Regarding concurrent memory access: I duplicated the instances I am working on, but I don't know if I operate properly on the class with static member functions. If static function means that a kind of singleton pattern is implemented for this class, then indeed I may have the concurrent access problem you mention. If not, then since I am creating a new instance of this class for each thread, I think that no concurrent access should occur. Any further ideas regarding the questions I raised ?

Thanks

d_stranz
8th April 2012, 22:02
I don't see anything in the QtConcurrent docs that says the user of QtConcurrent must be QObject-derived.

In Mark Summerfield's book, Advanced Qt Programming, there is a chapter on QtConcurrent.

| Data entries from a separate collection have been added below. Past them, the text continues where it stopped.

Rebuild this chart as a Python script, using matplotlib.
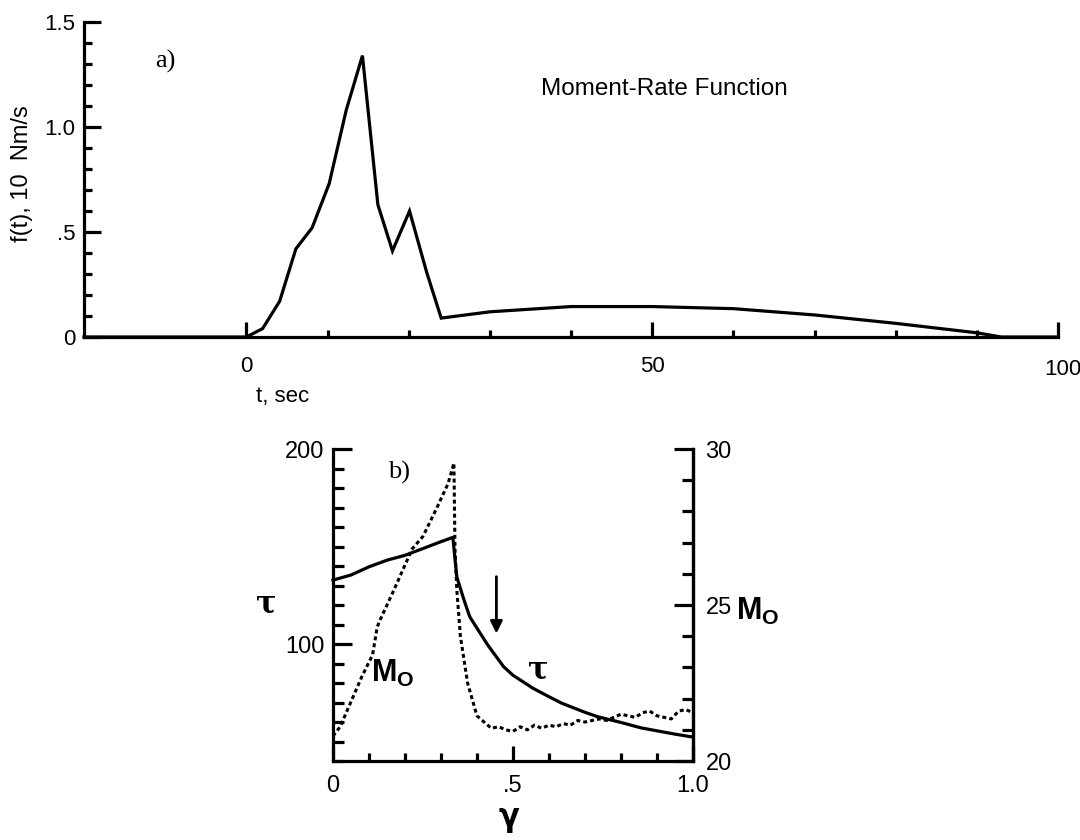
import matplotlib
matplotlib.use("Agg")
import matplotlib.pyplot as plt
from matplotlib.ticker import MultipleLocator, FixedLocator
from matplotlib.transforms import ScaledTranslation

plt.rcParams['font.family'] = ['Liberation Sans', 'DejaVu Sans']
plt.rcParams['mathtext.fontset'] = 'custom'
plt.rcParams['mathtext.bf'] = 'Liberation Sans:bold'
plt.rcParams['mathtext.rm'] = 'Liberation Sans'

# a) moment-rate function
t_sec = [-20, 0, 2, 4.1, 6.1, 8.1, 10.2, 12.3, 14.3, 16.2, 18.0, 20.1, 22.2, 24.0,
         30, 40, 50, 60, 70, 80, 90, 93, 100]
f_t = [0, 0, 0.04, 0.17, 0.42, 0.52, 0.73, 1.08, 1.34, 0.63, 0.41, 0.60, 0.31, 0.09,
       0.12, 0.145, 0.145, 0.135, 0.105, 0.065, 0.02, 0, 0]

# b) tau and Mo versus gamma
gamma_tau = [0, 0.05, 0.10, 0.15, 0.20, 0.25, 0.30, 0.333, 0.344, 0.364, 0.38, 0.404,
             0.43, 0.474, 0.50, 0.555, 0.60, 0.635, 0.70, 0.736, 0.80, 0.856, 0.90, 0.95, 1.0]
tau = [132.8, 135.4, 139.6, 143, 145.5, 149, 152.5, 154.7, 134.5, 122.6, 114, 107,
       99.5, 88.4, 84, 77.4, 73, 69.7, 65, 62.7, 59.8, 57, 55.5, 53.8, 52.3]

gamma_mo = [0, 0.02, 0.05, 0.08, 0.11, 0.123, 0.13, 0.17, 0.22, 0.25, 0.29, 0.32, 0.336,
            0.339, 0.344, 0.354, 0.374, 0.40, 0.42, 0.44, 0.46, 0.48, 0.50, 0.52, 0.54,
            0.56, 0.58, 0.60, 0.62, 0.64, 0.66, 0.68, 0.70, 0.72, 0.74, 0.76, 0.78, 0.80,
            0.82, 0.84, 0.86, 0.88, 0.90, 0.92, 0.94, 0.96, 0.98, 1.0]
mo = [20.8, 21.1, 21.9, 22.7, 23.4, 24.3, 24.5, 25.5, 26.8, 27.2, 28.15, 28.9, 29.55,
      26.8, 25.5, 24.0, 22.5, 21.45, 21.25, 21.05, 21.1, 21.0, 20.95, 21.1, 21.0,
      21.15, 21.05, 21.15, 21.1, 21.2, 21.15, 21.3, 21.25, 21.3, 21.35, 21.3, 21.4, 21.5,
      21.45, 21.4, 21.55, 21.6, 21.45, 21.4, 21.35, 21.6, 21.65, 21.55]

arrow_gamma = 0.454
arrow_tau = [136, 104]

lw = 2.3
fs = 16

fig = plt.figure(figsize=(10.8, 8.4), dpi=100)

# ---- panel a
ax = fig.add_axes([0.0778, 0.5988, 0.9019, 0.375])
ax.plot(t_sec, f_t, color='black', lw=lw, clip_on=False, solid_joinstyle='miter')
ax.set_xlim(-20, 100)
ax.set_ylim(0, 1.5)
for s in ['top', 'right']:
    ax.spines[s].set_visible(False)
for s in ['left', 'bottom']:
    ax.spines[s].set_linewidth(lw)
ax.xaxis.set_major_locator(FixedLocator([0, 50, 100]))
ax.xaxis.set_minor_locator(FixedLocator([10, 20, 30, 40, 60, 70, 80, 90]))
ax.yaxis.set_major_locator(FixedLocator([0, 0.5, 1.0, 1.5]))
ax.yaxis.set_minor_locator(MultipleLocator(0.1))
ax.set_xticklabels(['0', '50', '100'])
ax.set_yticklabels(['0', '.5', '1.0', '1.5'])
ax.tick_params(which='both', direction='in', width=lw, labelsize=fs)
ax.tick_params(axis='x', which='major', length=11, pad=14)
ax.tick_params(axis='x', which='minor', length=5)
ax.tick_params(axis='y', which='major', length=12, pad=6)
ax.tick_params(axis='y', which='minor', length=6)
# the 100 label sits a little right of its tick
lab100 = ax.get_xticklabels()[2]
lab100.set_transform(lab100.get_transform() + ScaledTranslation(0.05, -0.03, fig.dpi_scale_trans))
ax.set_ylabel('f(t), 10  Nm/s', fontsize=17)
ax.yaxis.set_label_coords(-0.052, 0.52)
ax.text(0.204, -0.19, 't, sec', transform=ax.transAxes, fontsize=16,
        ha='center', va='center')
ax.text(-10, 1.31, 'a)', fontsize=19, family='Liberation Serif', ha='center', va='center')
ax.text(51.5, 1.18, 'Moment-Rate Function', fontsize=17.5, ha='center', va='center')

# ---- panel b
axb = fig.add_axes([0.3083, 0.094, 0.3333, 0.3714])
axb.plot(gamma_tau, tau, color='black', lw=lw, clip_on=False)
axb.set_xlim(0, 1.0)
axb.set_ylim(40, 200)
axb.spines['top'].set_visible(False)
for s in ['left', 'bottom', 'right']:
    axb.spines[s].set_linewidth(lw)
axb.xaxis.set_major_locator(FixedLocator([0, 0.5, 1.0]))
axb.xaxis.set_minor_locator(MultipleLocator(0.1))
axb.yaxis.set_major_locator(FixedLocator([100, 200]))
axb.yaxis.set_minor_locator(MultipleLocator(10))
axb.set_xticklabels(['0', '.5', '1.0'])
axb.set_yticklabels(['100', '200'])
axb.tick_params(which='both', direction='in', width=lw, labelsize=17)
axb.tick_params(axis='x', which='major', length=11, pad=10)
axb.tick_params(axis='x', which='minor', length=6)
axb.tick_params(axis='y', which='major', length=14, pad=6)
axb.tick_params(axis='y', which='minor', length=8)
axb.annotate('', xy=(arrow_gamma, arrow_tau[1]), xytext=(arrow_gamma, arrow_tau[0]),
             arrowprops=dict(arrowstyle='-|>', color='black', lw=2,
                             mutation_scale=18))
axb.text(0.183, 188, 'b)', fontsize=19, family='Liberation Serif', ha='center', va='center')
axb.text(0.165, 85, r'$\mathbf{M}_{\mathbf{O}}$', fontsize=22, ha='center', va='center')
axb.text(0.57, 87, 'τ', fontsize=22, family='DejaVu Serif', fontweight='bold',
         ha='center', va='center')
axb.text(-0.185, 0.505, 'τ', transform=axb.transAxes, fontsize=22,
         family='DejaVu Serif', fontweight='bold', ha='center', va='center')
axb.text(0.49, -0.185, 'γ', transform=axb.transAxes, fontsize=22,
         family='DejaVu Sans', fontweight='bold', ha='center', va='center')

ax2 = axb.twinx()
ax2.plot(gamma_mo, mo, color='black', lw=2.2, linestyle=(0, (1.3, 1.0)), clip_on=False)
ax2.set_ylim(20, 30)
ax2.spines['top'].set_visible(False)
ax2.spines['right'].set_linewidth(lw)
ax2.yaxis.set_major_locator(FixedLocator([20, 25, 30]))
ax2.yaxis.set_minor_locator(MultipleLocator(1))
ax2.set_yticklabels(['20', '25', '30'])
ax2.tick_params(which='both', direction='in', width=lw, labelsize=17)
ax2.tick_params(axis='y', which='major', length=14, pad=9)
ax2.tick_params(axis='y', which='minor', length=8)
ax2.text(1.18, 0.478, r'$\mathbf{M}_{\mathbf{O}}$', transform=ax2.transAxes,
         fontsize=22, ha='center', va='center')

fig.savefig('out.png', dpi=100)
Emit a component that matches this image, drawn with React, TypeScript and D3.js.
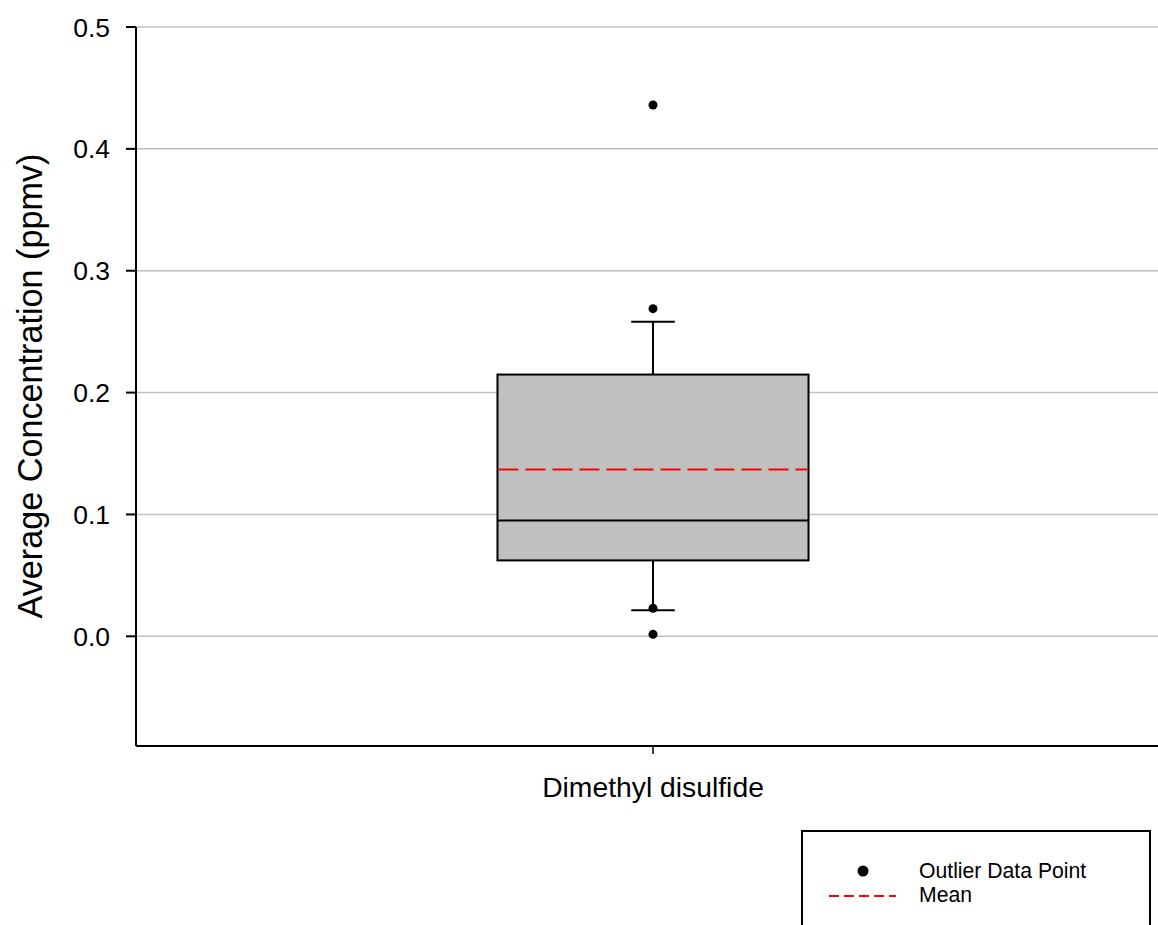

One quote: "...the setup costs of creating so many threads (especially on Windows) are likely to be out of all proportion to the potential savings of spreading the work over secondary threads".

Perhaps with your nested threads, you have placed your program into this situation?

I am not sure about the relationship of QTime to the concurrency. QTime might need to access the hardware clock, and thereby cause an interrupt in the calling thread. This means that another thread might be able to run during the time the first thread is interrupted waiting for the clock. Without the QTime calls, you might be in the mode described by Summerfield.

Edit: Thinking about that quote, and what you describe: if the cost of your function evaluation is low compared to the cost of creating a new thread to run the function, then you might be in the situation Summerfield describes. Perhaps you are trying to parallelize your algorithm too deeply, and should try to make it parallel at a less granular level. I imagine the optimization is probably more compute-intensive than the function eval, so try keeping the granularity to just that level. Or try to refactor the parallelism at a different level, or reusing threads instead of constantly creating and destroying them.

Might be that QtConcurrent itself introduces too much overhead, and you need to implement at a lower level. Painful.

dlib
9th April 2012, 18:31
Any other input regarding presence of QTime object? Thanks.